Hopefully this doesnt make me sound too ignorant, but I find Indian food hits different to hot sauce. With Hot Sauce you are trying to condense down all the different elements into a single substance its why it works so well on fairly bland chicken or with chips etc. Indian cuisine is like a palate of different flavours, so instead of having to build sour notes in they can have pickles, for sweetness take some chutney or a Raita or Lassi. Means I can handle a subjectively hotter curry than hot sauce.
That's probably a dumb take but I find that to be the case, and the larger the group the greater variety of extras can be justified and shared which makes the whole thing even better. At a 4/10 WBS (white boy scale) I get a bit of colour, at a 6/10 WBS I would be fairly rosy and have some sweat going, at 9/10 WBS I am beet red and the sweat is flowing (and I will probably pay for it the next day).
I had the pleasure of attending a Nepali wedding a few years back and I found all the food on offer there very manageable. Also went to a neighbourhood BBQ where a group of lovely Chinese ladies from Heilongjiang had prepared some dishes from their home. When I mentioned the flavour was great but it felt like it was.lacking in heat I got an immediate invitation to her house (which I sadly never took up due to life being busy) so she could make my wife and I the version that's not been "Australianised" by removing most of the heat.

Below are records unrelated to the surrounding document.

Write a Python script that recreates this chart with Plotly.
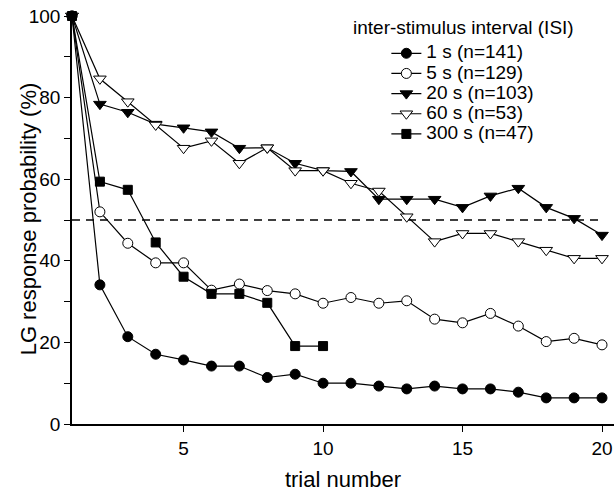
import plotly.graph_objects as go

# ---------------- data ----------------
trials = list(range(1, 21))
trials_300 = list(range(1, 11))

isi_1s = [100, 34.1, 21.4, 17.1, 15.7, 14.2, 14.2, 11.4, 12.2, 10.0,
          10.0, 9.3, 8.6, 9.3, 8.6, 8.6, 7.8, 6.4, 6.4, 6.4]
isi_5s = [100, 52.0, 44.3, 39.5, 39.5, 32.8, 34.3, 32.7, 31.9, 29.6,
          31.0, 29.6, 30.2, 25.7, 24.8, 27.1, 24.0, 20.2, 21.0, 19.4]
isi_20s = [100, 78.4, 76.4, 73.5, 72.6, 71.6, 67.6, 67.7, 63.9, 62.1,
           61.9, 55.1, 55.1, 55.1, 53.1, 55.9, 57.8, 53.1, 50.4, 46.3]
isi_60s = [100, 84.6, 79.0, 73.3, 67.6, 69.4, 63.9, 67.7, 62.1, 62.1,
           59.0, 57.1, 50.8, 44.7, 46.7, 46.7, 44.7, 42.6, 40.6, 40.6]
isi_300s = [100, 59.4, 57.4, 44.5, 36.1, 31.9, 31.9, 29.7, 19.1, 19.1]

series_names = ["1 s (n=141)", "5 s (n=129)", "20 s (n=103)", "60 s (n=53)", "300 s (n=47)"]
threshold = 50

x_tickvals = [5, 10, 15, 20]
y_tickvals = [0, 20, 40, 60, 80, 100]

# ---------------- styling ----------------
FONT = "Liberation Sans, Arial, sans-serif"
styles = [
    dict(symbol="circle", size=10, color="black"),
    dict(symbol="circle", size=10, color="white"),
    dict(symbol="triangle-down", size=11, color="black"),
    dict(symbol="triangle-down", size=11, color="white"),
    dict(symbol="square", size=9, color="black"),
]
xs = [trials, trials, trials, trials, trials_300]
ys = [isi_1s, isi_5s, isi_20s, isi_60s, isi_300s]

fig = go.Figure()
for name, x, y, st in zip(series_names, xs, ys, styles):
    fig.add_trace(go.Scatter(
        x=x, y=y, mode="lines+markers",
        name='<span style="font-size:19px">' + name + "</span>",
        line=dict(color="black", width=1.2),
        marker=dict(symbol=st["symbol"], size=st["size"], color=st["color"],
                    line=dict(color="black", width=1)),
        cliponaxis=False,
    ))

fig.add_shape(type="line", xref="x", yref="y", x0=1, x1=20, y0=threshold, y1=threshold,
              line=dict(color="black", width=1.4, dash="8px,6px"), layer="below")

fig.add_annotation(text="inter-stimulus interval (ISI)", xref="paper", yref="paper",
                   x=0.722, y=0.971, xanchor="center", yanchor="middle",
                   showarrow=False, font=dict(family=FONT, size=19, color="black"))

fig.add_annotation(text="LG response probability (%)", xref="paper", yref="paper",
                   x=-0.0812, y=0.504, xanchor="center", yanchor="middle", textangle=-90,
                   showarrow=False, font=dict(family=FONT, size=22, color="black"))

fig.update_layout(
    width=614, height=492,
    margin=dict(l=72, r=0, t=16, b=68, autoexpand=False),
    paper_bgcolor="white", plot_bgcolor="white",
    font=dict(family=FONT, color="black"),
    showlegend=True,
    hovermode=False,
    legend=dict(x=0.580, y=0.9456, xanchor="left", yanchor="top",
                bgcolor="rgba(0,0,0,0)", borderwidth=0,
                font=dict(family=FONT, size=13.2, color="black"),
                itemclick=False, itemdoubleclick=False),
    xaxis=dict(range=[1, 20.43], tickvals=x_tickvals, ticks="outside", ticklen=6,
               tickwidth=1.2, tickcolor="black", showline=True, linecolor="black",
               linewidth=1.5, showgrid=False, zeroline=False, ticklabeloverflow="allow",
               tickfont=dict(family=FONT, size=19),
               title=dict(text="trial number", font=dict(family=FONT, size=22), standoff=16)),
    yaxis=dict(range=[0, 100], tickvals=y_tickvals, ticks="outside", ticklen=6,
               tickwidth=1.2, tickcolor="black", showline=True, linecolor="black",
               linewidth=1.5, showgrid=False, zeroline=False, ticklabeloverflow="allow",
               minor=dict(dtick=10, tick0=0, ticks="outside", ticklen=6, tickcolor="black",
                          tickwidth=1.2, showgrid=False),
               tickfont=dict(family=FONT, size=19)),
)

fig.write_html("out.html", config={"displayModeBar": False},
               post_script="document.body.style.margin='0';")
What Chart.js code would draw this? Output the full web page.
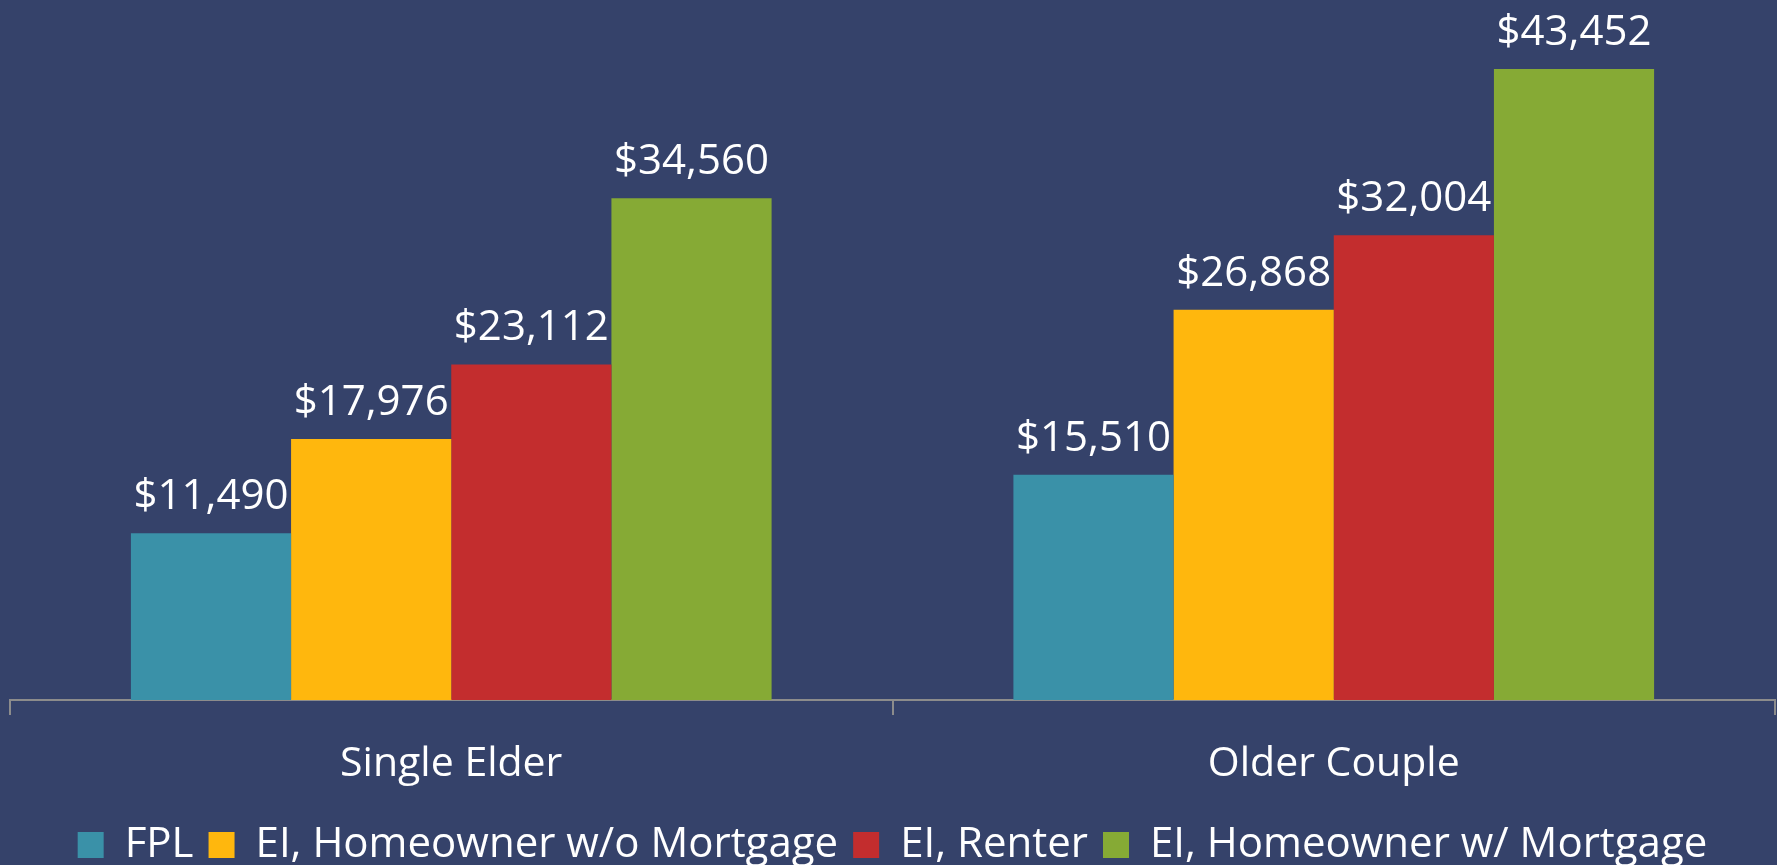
<!DOCTYPE html>
<html>
<head>
<meta charset="utf-8">
<title>Elder Index vs FPL</title>
<script src="https://cdn.jsdelivr.net/npm/chart.js@4.4.1/dist/chart.umd.min.js"></script>
<style>
  html, body { margin: 0; padding: 0; background: #35426A; }
  #chart-container { width: 1777px; height: 865px; position: relative; }
</style>
</head>
<body>
<div id="chart-container"><canvas id="elderChart"></canvas></div>
<script>
// Chart data
var categories = ['Single Elder', 'Older Couple'];
var seriesNames = ['FPL', 'EI, Homeowner w/o Mortgage', 'EI, Renter', 'EI, Homeowner w/ Mortgage'];
var fplValues = [11490, 15510];
var homeownerNoMortgageValues = [17976, 26868];
var renterValues = [23112, 32004];
var homeownerMortgageValues = [34560, 43452];
var seriesColors = ['#3A91A8', '#FFB70D', '#C32D2E', '#86AA35'];

var fontFamily = '"Open Sans", "Noto Sans", sans-serif';

// Format a number as a dollar label
function dollar(v) {
  return '$' + v.toLocaleString('en-US');
}

// Draws the value above every bar
var barLabels = {
  id: 'barLabels',
  afterDatasetsDraw: function (chart) {
    var ctx = chart.ctx;
    ctx.save();
    ctx.fillStyle = '#FFFFFF';
    ctx.font = '42px ' + fontFamily;
    ctx.textAlign = 'center';
    ctx.textBaseline = 'alphabetic';
    chart.data.datasets.forEach(function (ds, i) {
      var meta = chart.getDatasetMeta(i);
      meta.data.forEach(function (bar, j) {
        ctx.fillText(dollar(ds.data[j]), bar.x, bar.y - 24);
      });
    });
    ctx.restore();
  }
};

var seriesValues = [fplValues, homeownerNoMortgageValues, renterValues, homeownerMortgageValues];
var datasets = [];
for (var i = 0; i < seriesNames.length; i++) {
  datasets.push({
    label: seriesNames[i],
    data: seriesValues[i],
    backgroundColor: seriesColors[i],
    borderWidth: 0,
    categoryPercentage: 0.726,
    barPercentage: 1.0
  });
}

var ctx = document.getElementById('elderChart').getContext('2d');
var chart = new Chart(ctx, {
  type: 'bar',
  data: { labels: categories, datasets: datasets },
  options: {
    responsive: true,
    maintainAspectRatio: false,
    animation: false,
    layout: { padding: { top: 3, left: 10, right: 2, bottom: -11 } },
    plugins: {
      tooltip: { enabled: false },
      legend: {
        position: 'bottom',
        labels: {
          color: '#FFFFFF',
          font: { family: fontFamily, size: 42 },
          boxWidth: 26,
          boxHeight: 26,
          padding: 15
        }
      }
    },
    scales: {
      x: {
        grid: {
          display: true,
          drawOnChartArea: false,
          drawTicks: true,
          tickLength: 15,
          color: '#8C8C8C',
          lineWidth: 2
        },
        border: { display: true, color: '#8C8C8C', width: 2 },
        ticks: {
          color: '#FFFFFF',
          font: { family: fontFamily, size: 41 },
          padding: 25
        },
        afterFit: function (scale) {
          scale.height = 109;
        }
      },
      y: {
        display: false,
        min: 0,
        max: 48000
      }
    }
  },
  plugins: [barLabels]
});
</script>
</body>
</html>
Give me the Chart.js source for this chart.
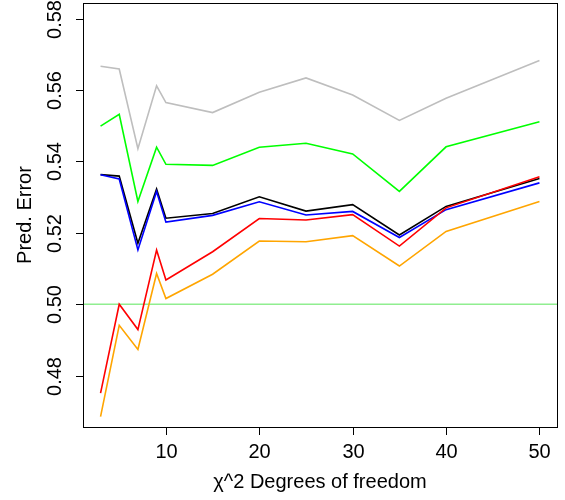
<!DOCTYPE html>
<html>
<head>
<meta charset="utf-8">
<script src="https://cdn.jsdelivr.net/npm/chart.js@4"></script>
<style>
  html, body { margin: 0; padding: 0; background: #fff; }
  #wrap { width: 565px; height: 500px; }
</style>
</head>
<body>
<div id="wrap"><canvas id="chart" width="565" height="500"></canvas></div>
<script>
const dof = [3, 5, 7, 9, 10, 15, 20, 25, 30, 35, 40, 50];

const grayErr   = [0.5667, 0.5659, 0.5436, 0.5612, 0.5565, 0.5537, 0.5594, 0.5634, 0.5586, 0.5515, 0.5577, 0.5683];
const greenErr  = [0.5499, 0.5532, 0.5288, 0.5440, 0.5392, 0.5389, 0.5440, 0.5451, 0.5421, 0.5316, 0.5441, 0.5511];
const blackErr  = [0.5363, 0.5359, 0.5171, 0.5323, 0.5241, 0.5254, 0.5301, 0.5261, 0.5279, 0.5194, 0.5274, 0.5352];
const blueErr   = [0.5363, 0.5351, 0.5152, 0.5316, 0.5230, 0.5249, 0.5287, 0.5250, 0.5260, 0.5187, 0.5265, 0.5340];
const redErr    = [0.4751, 0.5000, 0.4929, 0.5152, 0.5068, 0.5147, 0.5240, 0.5236, 0.5251, 0.5163, 0.5270, 0.5357];
const orangeErr = [0.4685, 0.4941, 0.4873, 0.5086, 0.5016, 0.5084, 0.5177, 0.5175, 0.5192, 0.5107, 0.5204, 0.5288];

const xTicks = [10, 20, 30, 40, 50];
const yTicks = [0.48, 0.50, 0.52, 0.54, 0.56, 0.58];
const refLine = 0.50;

const FONT = '20px "Liberation Sans", Arial, sans-serif';

function series(vals, color) {
  return {
    data: dof.map((d, i) => ({ x: d, y: vals[i] })),
    borderColor: color,
    borderWidth: 1.6,
    pointRadius: 0,
    fill: false,
    tension: 0,
  };
}

// R style box, ticks, labels and abline
const baseAxes = {
  id: "baseAxes",
  beforeDatasetsDraw(chart) {
    const { ctx, chartArea: a, scales: { y } } = chart;
    const yy = y.getPixelForValue(refLine);
    ctx.save();
    ctx.strokeStyle = "#90EE90";
    ctx.lineWidth = 1.6;
    ctx.beginPath();
    ctx.moveTo(a.left, yy);
    ctx.lineTo(a.right, yy);
    ctx.stroke();
    ctx.restore();
  },
  afterDraw(chart) {
    const { ctx, chartArea: a, scales: { x, y } } = chart;
    ctx.save();
    ctx.strokeStyle = "#000";
    ctx.lineWidth = 1;
    ctx.strokeRect(a.left + 0.5, a.top + 0.5, a.right - a.left, a.bottom - a.top);

    ctx.fillStyle = "#000";
    ctx.font = FONT;

    // x axis
    ctx.textAlign = "center";
    ctx.textBaseline = "middle";
    xTicks.forEach(v => {
      const px = Math.round(x.getPixelForValue(v)) + 0.5;
      ctx.beginPath();
      ctx.moveTo(px, a.bottom);
      ctx.lineTo(px, a.bottom + 8);
      ctx.stroke();
      ctx.fillText(String(v), px, 452);
    });
    ctx.fillText("\u03c7^2 Degrees of freedom", (a.left + a.right) / 2, 482);

    // y axis
    yTicks.forEach(v => {
      const py = Math.round(y.getPixelForValue(v)) + 0.5;
      ctx.beginPath();
      ctx.moveTo(a.left, py);
      ctx.lineTo(a.left - 7, py);
      ctx.stroke();
      ctx.save();
      ctx.translate(55, py);
      ctx.rotate(-Math.PI / 2);
      ctx.fillText(v.toFixed(2), 0, 0);
      ctx.restore();
    });
    ctx.save();
    ctx.translate(25, (a.top + a.bottom) / 2);
    ctx.rotate(-Math.PI / 2);
    ctx.fillText("Pred. Error", 0, 0);
    ctx.restore();
    ctx.restore();
  }
};

new Chart(document.getElementById("chart"), {
  type: "line",
  data: {
    datasets: [
      series(orangeErr, "#FFA500"),
      series(redErr, "#FF0000"),
      series(blueErr, "#0000FF"),
      series(blackErr, "#000000"),
      series(greenErr, "#00FF00"),
      series(grayErr, "#BEBEBE"),
    ],
  },
  options: {
    responsive: false,
    animation: false,
    layout: { padding: { left: 83, right: 8, top: 3, bottom: 73 } },
    scales: {
      x: { type: "linear", min: 1.12, max: 51.88, display: false },
      y: { type: "linear", min: 0.4656, max: 0.5844, display: false },
    },
    plugins: {
      legend: { display: false },
      title: { display: false },
      tooltip: { enabled: false },
    },
  },
  plugins: [baseAxes],
});
</script>
</body>
</html>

Anyway all of that is a very roundabout way of saying that for someone as picky as I am about a lot of traditionally English foods, I am glad I can give other cuisines a crack.
Down here in Tassie we seem pretty well stocked for water as well. My family will likely be reining in our showers once it stops raining and the tanks are no longer covering our needs though. Right now the more we use the less strain it puts on our storm water drains. We might lean on the landlord to upgrade to a solar hot water system at some stage so our showers are closer to genuinely free.